──────── Information shown ────────

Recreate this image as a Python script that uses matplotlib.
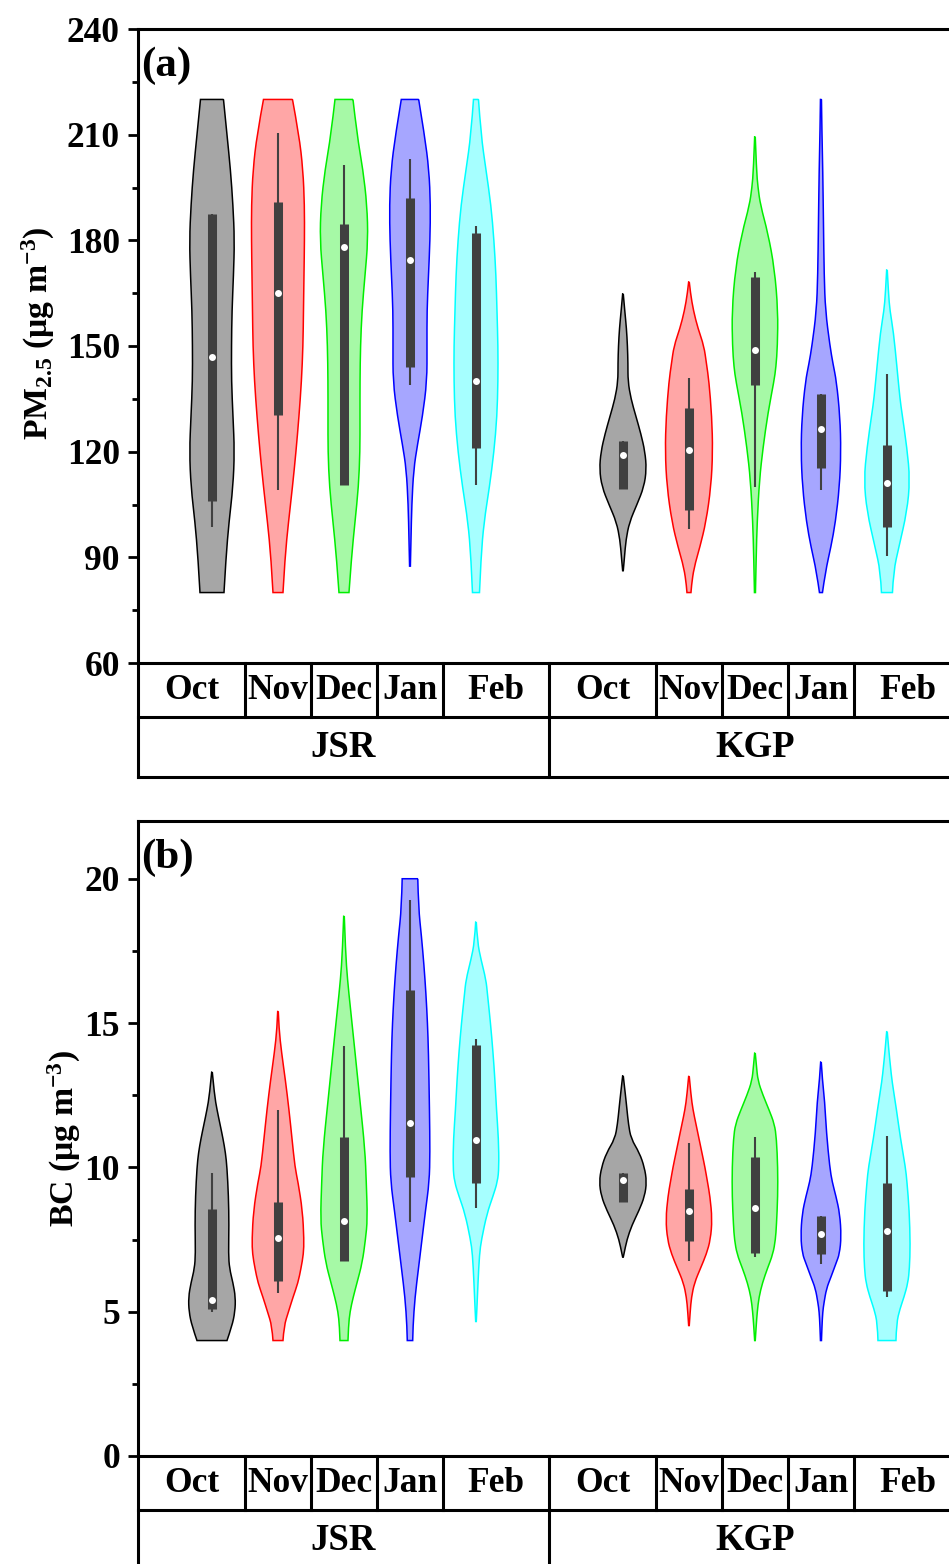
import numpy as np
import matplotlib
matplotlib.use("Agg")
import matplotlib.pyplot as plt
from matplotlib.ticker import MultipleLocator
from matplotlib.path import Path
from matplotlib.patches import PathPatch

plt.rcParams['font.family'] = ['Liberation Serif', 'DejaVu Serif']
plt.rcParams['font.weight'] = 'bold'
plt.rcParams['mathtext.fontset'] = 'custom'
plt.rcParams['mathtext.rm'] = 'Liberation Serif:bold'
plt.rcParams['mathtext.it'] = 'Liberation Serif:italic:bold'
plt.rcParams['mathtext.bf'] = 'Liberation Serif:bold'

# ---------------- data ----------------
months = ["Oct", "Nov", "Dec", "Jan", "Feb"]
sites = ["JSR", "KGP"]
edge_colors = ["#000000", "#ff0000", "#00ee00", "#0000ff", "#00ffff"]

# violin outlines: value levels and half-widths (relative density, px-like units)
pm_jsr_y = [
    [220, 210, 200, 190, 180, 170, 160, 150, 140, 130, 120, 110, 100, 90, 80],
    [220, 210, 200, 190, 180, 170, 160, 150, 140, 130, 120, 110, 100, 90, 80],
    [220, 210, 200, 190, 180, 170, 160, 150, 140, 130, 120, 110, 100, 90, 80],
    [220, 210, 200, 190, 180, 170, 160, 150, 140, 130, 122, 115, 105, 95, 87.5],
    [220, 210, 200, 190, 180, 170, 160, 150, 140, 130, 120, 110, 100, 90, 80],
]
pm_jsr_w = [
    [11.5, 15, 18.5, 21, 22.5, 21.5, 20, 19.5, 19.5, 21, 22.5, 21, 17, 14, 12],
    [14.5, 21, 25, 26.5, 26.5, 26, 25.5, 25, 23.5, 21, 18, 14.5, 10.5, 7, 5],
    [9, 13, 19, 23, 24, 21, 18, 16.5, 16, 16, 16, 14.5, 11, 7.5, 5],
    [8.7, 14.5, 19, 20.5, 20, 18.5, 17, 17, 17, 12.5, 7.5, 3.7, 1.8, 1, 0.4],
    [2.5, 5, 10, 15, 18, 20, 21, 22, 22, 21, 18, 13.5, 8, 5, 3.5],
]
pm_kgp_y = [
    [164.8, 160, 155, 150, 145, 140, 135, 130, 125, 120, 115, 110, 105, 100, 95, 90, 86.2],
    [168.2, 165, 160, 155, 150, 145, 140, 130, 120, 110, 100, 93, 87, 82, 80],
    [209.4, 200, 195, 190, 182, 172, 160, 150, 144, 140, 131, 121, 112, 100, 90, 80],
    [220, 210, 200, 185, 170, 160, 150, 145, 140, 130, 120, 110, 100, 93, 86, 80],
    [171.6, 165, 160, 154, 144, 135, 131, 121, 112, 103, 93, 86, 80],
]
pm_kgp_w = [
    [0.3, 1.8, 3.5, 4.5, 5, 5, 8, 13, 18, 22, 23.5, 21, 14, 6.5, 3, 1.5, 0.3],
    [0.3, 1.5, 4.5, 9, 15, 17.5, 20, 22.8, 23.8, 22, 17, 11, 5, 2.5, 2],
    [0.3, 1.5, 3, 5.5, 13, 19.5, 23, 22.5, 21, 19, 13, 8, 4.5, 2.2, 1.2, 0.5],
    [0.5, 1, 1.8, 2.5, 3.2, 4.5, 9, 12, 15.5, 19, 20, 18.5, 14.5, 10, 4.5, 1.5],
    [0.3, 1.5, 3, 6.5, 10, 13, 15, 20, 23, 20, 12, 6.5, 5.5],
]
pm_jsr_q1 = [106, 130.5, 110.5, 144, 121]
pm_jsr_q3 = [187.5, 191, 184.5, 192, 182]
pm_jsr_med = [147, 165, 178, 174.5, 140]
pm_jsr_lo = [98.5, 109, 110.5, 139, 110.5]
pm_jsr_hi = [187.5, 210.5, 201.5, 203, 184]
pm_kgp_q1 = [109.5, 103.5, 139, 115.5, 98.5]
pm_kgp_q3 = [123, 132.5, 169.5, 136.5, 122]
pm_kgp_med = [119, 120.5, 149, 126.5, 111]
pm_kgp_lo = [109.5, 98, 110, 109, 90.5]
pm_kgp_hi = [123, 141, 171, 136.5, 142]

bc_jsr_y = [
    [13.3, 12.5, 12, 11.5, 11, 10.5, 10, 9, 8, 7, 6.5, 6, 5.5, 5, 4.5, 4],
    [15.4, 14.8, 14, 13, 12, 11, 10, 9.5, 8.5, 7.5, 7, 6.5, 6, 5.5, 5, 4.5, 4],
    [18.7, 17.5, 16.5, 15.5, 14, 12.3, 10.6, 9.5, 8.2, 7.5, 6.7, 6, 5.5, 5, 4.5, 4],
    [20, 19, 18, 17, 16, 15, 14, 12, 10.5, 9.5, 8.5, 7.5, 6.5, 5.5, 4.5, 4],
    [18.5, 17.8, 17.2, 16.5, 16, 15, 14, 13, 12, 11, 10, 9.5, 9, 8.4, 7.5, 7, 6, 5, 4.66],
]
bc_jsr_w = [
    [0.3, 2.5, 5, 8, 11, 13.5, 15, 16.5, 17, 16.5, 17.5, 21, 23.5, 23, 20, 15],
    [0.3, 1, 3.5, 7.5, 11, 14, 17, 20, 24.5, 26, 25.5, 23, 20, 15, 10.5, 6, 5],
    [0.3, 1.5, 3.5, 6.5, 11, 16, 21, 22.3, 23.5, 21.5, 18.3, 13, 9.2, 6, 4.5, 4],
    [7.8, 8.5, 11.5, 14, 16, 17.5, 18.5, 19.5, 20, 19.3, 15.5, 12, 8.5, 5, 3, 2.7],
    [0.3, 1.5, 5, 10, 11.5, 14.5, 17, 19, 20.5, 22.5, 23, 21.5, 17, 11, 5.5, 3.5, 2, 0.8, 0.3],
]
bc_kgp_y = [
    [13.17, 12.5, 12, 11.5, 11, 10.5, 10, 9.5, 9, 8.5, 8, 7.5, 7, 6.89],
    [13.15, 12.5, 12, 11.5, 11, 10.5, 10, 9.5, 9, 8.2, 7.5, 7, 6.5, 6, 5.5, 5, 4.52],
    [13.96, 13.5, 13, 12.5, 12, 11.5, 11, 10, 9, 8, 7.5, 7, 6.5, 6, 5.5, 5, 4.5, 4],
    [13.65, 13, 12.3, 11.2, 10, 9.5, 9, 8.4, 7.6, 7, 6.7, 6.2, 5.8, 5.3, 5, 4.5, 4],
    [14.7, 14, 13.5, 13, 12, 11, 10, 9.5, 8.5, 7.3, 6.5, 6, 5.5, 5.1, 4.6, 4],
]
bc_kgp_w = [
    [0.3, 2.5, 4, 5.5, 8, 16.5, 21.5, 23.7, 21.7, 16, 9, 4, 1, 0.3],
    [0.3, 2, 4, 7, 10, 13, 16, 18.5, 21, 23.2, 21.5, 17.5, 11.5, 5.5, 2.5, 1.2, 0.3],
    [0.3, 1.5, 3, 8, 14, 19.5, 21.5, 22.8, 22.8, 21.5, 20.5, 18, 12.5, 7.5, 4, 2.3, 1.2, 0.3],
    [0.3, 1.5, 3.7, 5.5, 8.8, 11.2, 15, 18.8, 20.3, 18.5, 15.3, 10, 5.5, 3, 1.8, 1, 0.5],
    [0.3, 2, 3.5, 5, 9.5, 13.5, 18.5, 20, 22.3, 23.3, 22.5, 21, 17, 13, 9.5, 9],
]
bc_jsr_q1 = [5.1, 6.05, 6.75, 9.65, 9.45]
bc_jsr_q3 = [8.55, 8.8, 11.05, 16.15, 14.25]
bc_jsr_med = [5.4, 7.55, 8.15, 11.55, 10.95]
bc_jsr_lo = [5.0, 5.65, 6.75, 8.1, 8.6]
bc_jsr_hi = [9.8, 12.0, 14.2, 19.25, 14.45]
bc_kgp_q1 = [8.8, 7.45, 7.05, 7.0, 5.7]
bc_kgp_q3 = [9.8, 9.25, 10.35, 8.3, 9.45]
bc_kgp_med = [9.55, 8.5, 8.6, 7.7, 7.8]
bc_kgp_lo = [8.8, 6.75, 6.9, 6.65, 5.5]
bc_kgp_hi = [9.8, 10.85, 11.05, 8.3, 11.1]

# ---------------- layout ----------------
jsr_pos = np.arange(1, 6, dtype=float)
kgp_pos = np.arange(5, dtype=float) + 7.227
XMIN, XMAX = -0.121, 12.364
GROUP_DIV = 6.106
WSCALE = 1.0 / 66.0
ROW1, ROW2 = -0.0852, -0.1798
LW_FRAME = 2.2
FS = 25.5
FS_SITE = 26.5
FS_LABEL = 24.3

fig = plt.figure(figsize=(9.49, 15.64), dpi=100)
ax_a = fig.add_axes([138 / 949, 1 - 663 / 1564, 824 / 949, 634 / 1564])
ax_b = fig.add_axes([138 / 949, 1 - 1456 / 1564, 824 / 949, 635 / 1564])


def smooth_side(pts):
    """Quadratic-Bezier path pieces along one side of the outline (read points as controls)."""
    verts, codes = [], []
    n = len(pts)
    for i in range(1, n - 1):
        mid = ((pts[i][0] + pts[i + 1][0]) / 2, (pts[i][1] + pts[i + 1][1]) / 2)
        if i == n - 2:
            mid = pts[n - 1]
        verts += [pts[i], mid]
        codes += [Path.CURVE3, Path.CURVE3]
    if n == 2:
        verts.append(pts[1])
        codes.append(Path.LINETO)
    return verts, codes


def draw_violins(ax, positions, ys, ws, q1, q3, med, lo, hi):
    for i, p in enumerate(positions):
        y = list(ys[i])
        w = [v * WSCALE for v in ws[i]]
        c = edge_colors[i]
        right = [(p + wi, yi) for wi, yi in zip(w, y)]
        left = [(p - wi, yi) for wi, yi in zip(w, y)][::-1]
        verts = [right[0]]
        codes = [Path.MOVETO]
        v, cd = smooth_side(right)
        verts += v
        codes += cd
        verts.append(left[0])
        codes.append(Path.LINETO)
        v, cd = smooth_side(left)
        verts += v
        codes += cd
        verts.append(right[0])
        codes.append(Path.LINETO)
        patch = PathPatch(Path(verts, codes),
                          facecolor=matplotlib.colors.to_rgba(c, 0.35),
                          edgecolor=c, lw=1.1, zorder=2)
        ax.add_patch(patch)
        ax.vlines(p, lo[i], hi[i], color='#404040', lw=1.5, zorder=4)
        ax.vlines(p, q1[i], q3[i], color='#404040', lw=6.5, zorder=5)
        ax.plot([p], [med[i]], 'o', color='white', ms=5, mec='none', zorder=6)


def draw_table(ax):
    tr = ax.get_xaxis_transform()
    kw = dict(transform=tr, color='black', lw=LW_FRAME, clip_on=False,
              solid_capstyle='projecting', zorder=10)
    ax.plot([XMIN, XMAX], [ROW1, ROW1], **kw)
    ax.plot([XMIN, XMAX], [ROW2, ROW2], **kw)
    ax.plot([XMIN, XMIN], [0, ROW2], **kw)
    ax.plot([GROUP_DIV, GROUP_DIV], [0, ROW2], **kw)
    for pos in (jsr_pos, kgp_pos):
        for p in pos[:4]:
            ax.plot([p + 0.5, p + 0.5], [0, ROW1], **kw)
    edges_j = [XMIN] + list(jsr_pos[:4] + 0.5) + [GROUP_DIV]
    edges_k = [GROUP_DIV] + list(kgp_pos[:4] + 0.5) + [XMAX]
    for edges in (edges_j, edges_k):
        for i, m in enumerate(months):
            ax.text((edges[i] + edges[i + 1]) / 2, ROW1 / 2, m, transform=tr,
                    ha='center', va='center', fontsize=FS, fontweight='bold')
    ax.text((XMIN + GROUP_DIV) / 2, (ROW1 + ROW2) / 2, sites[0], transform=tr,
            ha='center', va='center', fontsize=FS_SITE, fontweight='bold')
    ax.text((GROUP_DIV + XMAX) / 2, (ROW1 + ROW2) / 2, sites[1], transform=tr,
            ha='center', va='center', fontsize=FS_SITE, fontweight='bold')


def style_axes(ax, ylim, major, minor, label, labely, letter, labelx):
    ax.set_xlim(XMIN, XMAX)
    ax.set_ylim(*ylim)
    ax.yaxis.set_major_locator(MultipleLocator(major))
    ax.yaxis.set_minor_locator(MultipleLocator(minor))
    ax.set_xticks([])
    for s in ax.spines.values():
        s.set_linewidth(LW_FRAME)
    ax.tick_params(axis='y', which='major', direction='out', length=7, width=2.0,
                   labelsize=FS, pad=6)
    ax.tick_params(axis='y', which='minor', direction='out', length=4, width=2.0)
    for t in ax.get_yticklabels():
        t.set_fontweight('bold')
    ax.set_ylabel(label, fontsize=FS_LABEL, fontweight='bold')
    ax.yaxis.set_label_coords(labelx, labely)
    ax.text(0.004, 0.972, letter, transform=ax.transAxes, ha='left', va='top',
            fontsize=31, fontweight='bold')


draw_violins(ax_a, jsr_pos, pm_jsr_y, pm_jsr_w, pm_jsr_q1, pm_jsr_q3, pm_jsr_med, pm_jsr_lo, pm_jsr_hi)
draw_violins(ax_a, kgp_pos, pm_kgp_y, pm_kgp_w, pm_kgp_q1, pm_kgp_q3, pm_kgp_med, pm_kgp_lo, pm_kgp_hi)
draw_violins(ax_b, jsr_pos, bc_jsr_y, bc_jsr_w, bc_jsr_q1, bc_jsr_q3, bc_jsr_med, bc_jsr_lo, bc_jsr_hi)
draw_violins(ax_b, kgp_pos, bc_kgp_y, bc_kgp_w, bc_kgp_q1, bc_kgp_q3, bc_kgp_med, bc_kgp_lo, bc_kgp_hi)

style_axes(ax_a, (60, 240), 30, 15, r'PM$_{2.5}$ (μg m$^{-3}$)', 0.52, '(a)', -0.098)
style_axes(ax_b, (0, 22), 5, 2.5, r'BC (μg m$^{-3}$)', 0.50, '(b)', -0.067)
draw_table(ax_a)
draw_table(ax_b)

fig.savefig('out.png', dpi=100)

────────

#### What is being asked:
From the first line of the listing above, repeat every line through the one holding "from matplotlib.patches import PathPatch". Both ends count, and pictures stay out.

#### Solution:
Recreate this image as a Python script that uses matplotlib.
import numpy as np
import matplotlib
matplotlib.use("Agg")
import matplotlib.pyplot as plt
from matplotlib.ticker import MultipleLocator
from matplotlib.path import Path
from matplotlib.patches import PathPatch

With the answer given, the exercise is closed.